Exposure scoring derived from adversary-relevant intelligence helps optimize resource allocation for hardening.
Automated response workflows translate intelligence outputs into network, identity, or policy enforcement actions.
Limitations:
Denial effectiveness is rarely quantified; outcomes are often assumed rather than measured.
Automation without contextual validation can introduce operational friction or false positives.
Emerging Direction:
Integrate exposure reduction metrics and closed-loop feedback systems that continuously assess the impact of denial measures on adversary operational space.
4. DECEIVE — Intelligence as Counter-Intelligence
Objective: Manipulate adversary reconnaissance and situational awareness through deception, misinformation, and false telemetry.
CTI Alignment:
Deception environments generate telemetry revealing attacker methods, intent, and comfort zones.
CTI analysis correlates these interactions with known TTPs, enriching adversary profiles.
Deception-derived artifacts can inform predictive analytics and adversary engagement simulations.
Limitations:
Deception telemetry often remains siloed from broader intelligence workflows.

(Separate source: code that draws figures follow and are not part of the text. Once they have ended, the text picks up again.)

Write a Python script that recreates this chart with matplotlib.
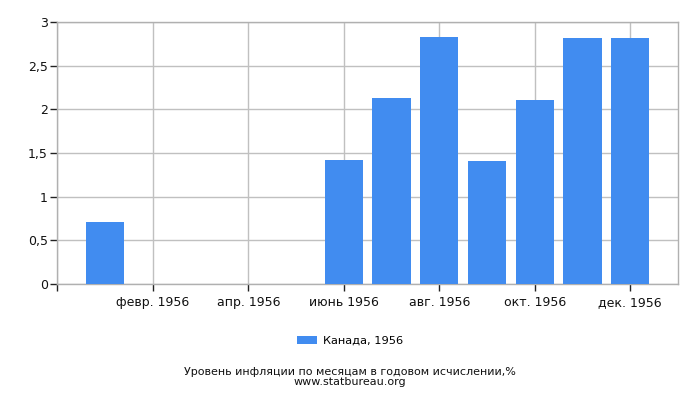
import numpy as np
import matplotlib
matplotlib.use('Agg')
import matplotlib.pyplot as plt
from matplotlib.patches import Patch

# monthly inflation, Canada 1956 (Jan..Dec)
months = ['янв. 1956', 'февр. 1956', 'март 1956', 'апр. 1956', 'май 1956', 'июнь 1956',
          'июль 1956', 'авг. 1956', 'сент. 1956', 'окт. 1956', 'нояб. 1956', 'дек. 1956']
values = [0.71, 0, 0, 0, 0, 1.42, 2.13, 2.83, 1.41, 2.11, 2.82, 2.82]
y_ticks = [0, 0.5, 1, 1.5, 2, 2.5, 3]
y_labels = ['0', '0,5', '1', '1,5', '2', '2,5', '3']
series_name = 'Канада, 1956'
caption = 'Уровень инфляции по месяцам в годовом исчислении,%'
source = 'www.statbureau.org'

bar_color = '#418cf0'
grid_color = '#c0c0c0'

plt.rcParams['font.family'] = ['DejaVu Sans']
fig = plt.figure(figsize=(7, 4), dpi=100)
ax = fig.add_axes([0.082, 0.291, 0.8866, 0.653])

x = np.arange(len(months))
ax.bar(x, values, width=0.8, color=bar_color, zorder=3)

ax.set_xlim(-1, 12)
ax.set_ylim(0, 3)
xt = [-1] + list(x[1::2])
ax.set_xticks(xt)
ax.set_xticklabels([''] + months[1::2], fontsize=9, color='#111111')
ax.set_yticks(y_ticks)
ax.set_yticklabels(y_labels, fontsize=9, color='#111111')
ax.tick_params(axis='both', length=5, width=1, color='#222222', pad=2)
ax.tick_params(axis='x', pad=4)

ax.grid(True, color=grid_color, linewidth=1, zorder=0)
for side in ['top', 'right', 'left', 'bottom']:
    ax.spines[side].set_color('#b0b0b0')
    ax.spines[side].set_linewidth(1)

handles = [Patch(facecolor=bar_color, label=series_name)]
fig.legend(handles=handles, loc='center', bbox_to_anchor=(0.5, 0.148), frameon=False,
           fontsize=8.2, handlelength=1.8, handleheight=0.7, handletextpad=0.5)

fig.text(0.5, 0.07, caption, ha='center', va='center', fontsize=8, color='#111111')
fig.text(0.5, 0.045, source, ha='center', va='center', fontsize=8, color='#111111')

fig.savefig('out.png', dpi=100)
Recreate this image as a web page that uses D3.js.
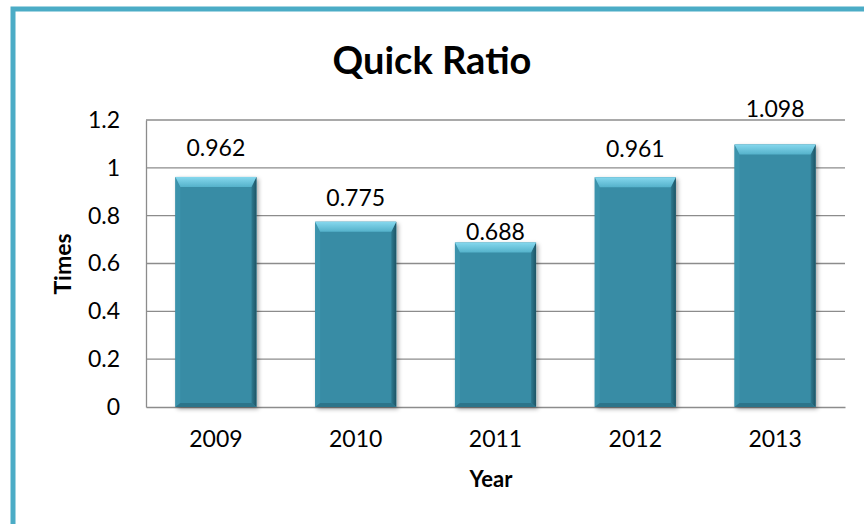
<!DOCTYPE html>
<html><head><meta charset="utf-8">
<script src="https://cdn.jsdelivr.net/npm/d3@7"></script>
<style>html,body{margin:0;padding:0;background:#fff;overflow:hidden}svg{display:block}</style>
</head><body>
<script>
const years = ["2009","2010","2011","2012","2013"];
const quickRatio = [0.962, 0.775, 0.688, 0.961, 1.098];
const yTicks = [0, 0.2, 0.4, 0.6, 0.8, 1, 1.2];
const labelLift = [21, 16, 2, 20, 27];

const W = 864, H = 524;
const svg = d3.select("body").append("svg").attr("width", W).attr("height", H);
const defs = svg.append("defs");
const f = defs.append("filter").attr("id","sh").attr("x","-20%").attr("y","-20%").attr("width","140%").attr("height","140%");
f.append("feDropShadow").attr("dx",2).attr("dy",2).attr("stdDeviation",2).attr("flood-color","#000").attr("flood-opacity",0.35);
const tg = defs.append("linearGradient").attr("id","topg").attr("x1",0).attr("y1",0).attr("x2",0).attr("y2",1);
tg.append("stop").attr("offset",0).attr("stop-color","#86D8EE");
tg.append("stop").attr("offset",1).attr("stop-color","#55B2CB");
const rg = defs.append("linearGradient").attr("id","rightg").attr("x1",0).attr("y1",0).attr("x2",1).attr("y2",0);
rg.append("stop").attr("offset",0).attr("stop-color","#2E7A90");
rg.append("stop").attr("offset",1).attr("stop-color","#1D5465");

// outer border
svg.append("rect").attr("x",13).attr("y",9).attr("width",900).attr("height",600)
  .attr("fill","#fff").attr("stroke","#4BACC6").attr("stroke-width",5);

const x = d3.scaleBand().domain(years).range([146,845]).paddingInner(0.42).paddingOuter(0.21);
const y = d3.scaleLinear().domain([0,1.2]).range([407,120]);

// gridlines
svg.append("g").selectAll("line").data(yTicks.filter(d=>d>0)).join("line")
  .attr("x1",146).attr("x2",845).attr("y1",d=>y(d)).attr("y2",d=>y(d))
  .attr("stroke","#8c8c8c").attr("stroke-width",1.3);

// y axis
const ya = svg.append("g").attr("transform","translate(146,0)")
  .call(d3.axisLeft(y).tickValues(yTicks).tickFormat(d3.format("~g")).tickSize(0).tickPadding(26));
ya.select(".domain").attr("stroke","#8c8c8c").attr("stroke-width",1.3);
ya.selectAll("text").attr("font-family","Lato, sans-serif").attr("font-size",23).attr("fill","#000");

// x axis
const xa = svg.append("g").attr("transform","translate(0,407)")
  .call(d3.axisBottom(x).tickSize(0).tickPadding(24));
xa.select(".domain").attr("stroke","#8c8c8c").attr("stroke-width",1.3);
xa.selectAll("text").attr("font-family","Lato, sans-serif").attr("font-size",23).attr("fill","#000");

// bars with bevel
const bw = x.bandwidth();
const data = years.map((yr,i)=>({yr, v: quickRatio[i], i}));
const bars = svg.append("g").selectAll("g").data(data).join("g");
bars.each(function(d){
  const g = d3.select(this);
  const x0 = x(d.yr), x1 = x0 + bw, y0 = y(d.v), y1 = y(0);
  const bt = 10, bs = 5, bb = 4;
  g.append("rect").attr("x",x0).attr("y",y0).attr("width",bw).attr("height",y1-y0)
    .attr("fill","#388CA5").attr("filter","url(#sh)");
  g.append("polygon").attr("points",[[x0,y0],[x0+bs,y0+bt],[x0+bs,y1-bb],[x0,y1]].join(" "))
    .attr("fill","#3C93AC");
  g.append("polygon").attr("points",[[x1,y0],[x1,y1],[x1-bs,y1-bb],[x1-bs,y0+bt]].join(" "))
    .attr("fill","url(#rightg)");
  g.append("polygon").attr("points",[[x0,y1],[x0+bs,y1-bb],[x1-bs,y1-bb],[x1,y1]].join(" "))
    .attr("fill","#2C748A");
  g.append("polygon").attr("points",[[x0,y0],[x1,y0],[x1-bs,y0+bt],[x0+bs,y0+bt]].join(" "))
    .attr("fill","url(#topg)");
});

// data labels
svg.append("g").selectAll("text").data(data).join("text")
  .attr("x",d=>x(d.yr)+bw/2).attr("y",d=>y(d.v)-labelLift[d.i])
  .attr("text-anchor","middle").attr("font-family","Lato, sans-serif").attr("font-size",23)
  .attr("fill","#000").text(d=>d3.format(".3f")(d.v));

// title
svg.append("text").attr("x",432).attr("y",74).attr("text-anchor","middle")
  .attr("font-family","Lato, sans-serif").attr("font-weight","bold").attr("font-size",38)
  .text("Quick Ratio");

// axis titles
svg.append("text").attr("transform","translate(71,264) rotate(-90)").attr("text-anchor","middle")
  .attr("font-family","Lato, sans-serif").attr("font-weight","bold").attr("font-size",23)
  .text("Times");
svg.append("text").attr("x",491).attr("y",487).attr("text-anchor","middle")
  .attr("font-family","Lato, sans-serif").attr("font-weight","bold").attr("font-size",22)
  .text("Year");
</script>
</body></html>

Lack of standardized metadata and ATT&CK-aligned contextualization limits automation.
Emerging Direction:
Build closed-loop deception integration, where deception triggers directly generate intelligence artifacts with confidence scoring, feeding automated defensive and deterrent actions.
5. DISRUPT — Interrupt Adversary Operations and Command Chains
Objective: Undermine adversary tempo, coordination, and operational efficiency through targeted, intelligence-led intervention.
CTI Alignment:
Infrastructure correlation identifies critical dependencies — relay servers, communication channels, or supply nodes — for prioritized neutralization.
Automated response frameworks enforce dynamic containment, blocking, or isolation at machine speed.
Continuous feedback loops between detection and response shorten adversary dwell time and force operational resets.
Limitations:
Coordination with external entities and legal frameworks limits immediate disruption.
Attribution uncertainty complicates confident escalation decisions.
Emerging Direction:
Evolve toward legally and technically coordinated disruption, integrating automated evidence packaging, policy-aware escalation playbooks, and adaptive containment strategies.
6. DEGRADE — Erode Adversary Capability and Confidence
Objective: Systematically diminish adversary operational capacity and effectiveness over time.
CTI Alignment:
Persistent monitoring identifies adversary reconstitution efforts, allowing iterative neutralization.
Intelligence on tool reuse and code lineage informs countermeasure deployment to reduce tool efficacy.
Campaign analytics evaluate adversary resource depletion and behavioral adaptation trends.
Limitations:
Sustained degradation requires cross-sector collaboration and long-term intelligence continuity.
Adversary agility and tooling polymorphism often offset gradual erosion efforts.
Emerging Direction:
Implement persistent degradation cycles, combining infrastructure takedowns, adversary cost modeling, and long-term telemetry tracking to measure erosion of adversary capability.
7. DESTROY — Neutralize Adversary Capability Decisively
Objective: Eliminate adversary capability or critical assets when authorized, ensuring lasting neutralization.
CTI Alignment:
Attribution and forensic-grade evidence pipelines underpin lawful, coordinated neutralization.
Intelligence frameworks ensure proportional, auditable, and precise targeting within legal and operational boundaries.
Integration with law enforcement or national defense partners provides structured escalation paths.
Limitations:
Destructive action requires cross-domain authority and high-confidence attribution.
Collateral and legal risks restrict autonomous execution within most CTI environments.
Emerging Direction:
Enhance evidentiary readiness and coordination mechanisms, enabling intelligence to support lawful and proportionate destructive operations under controlled conditions.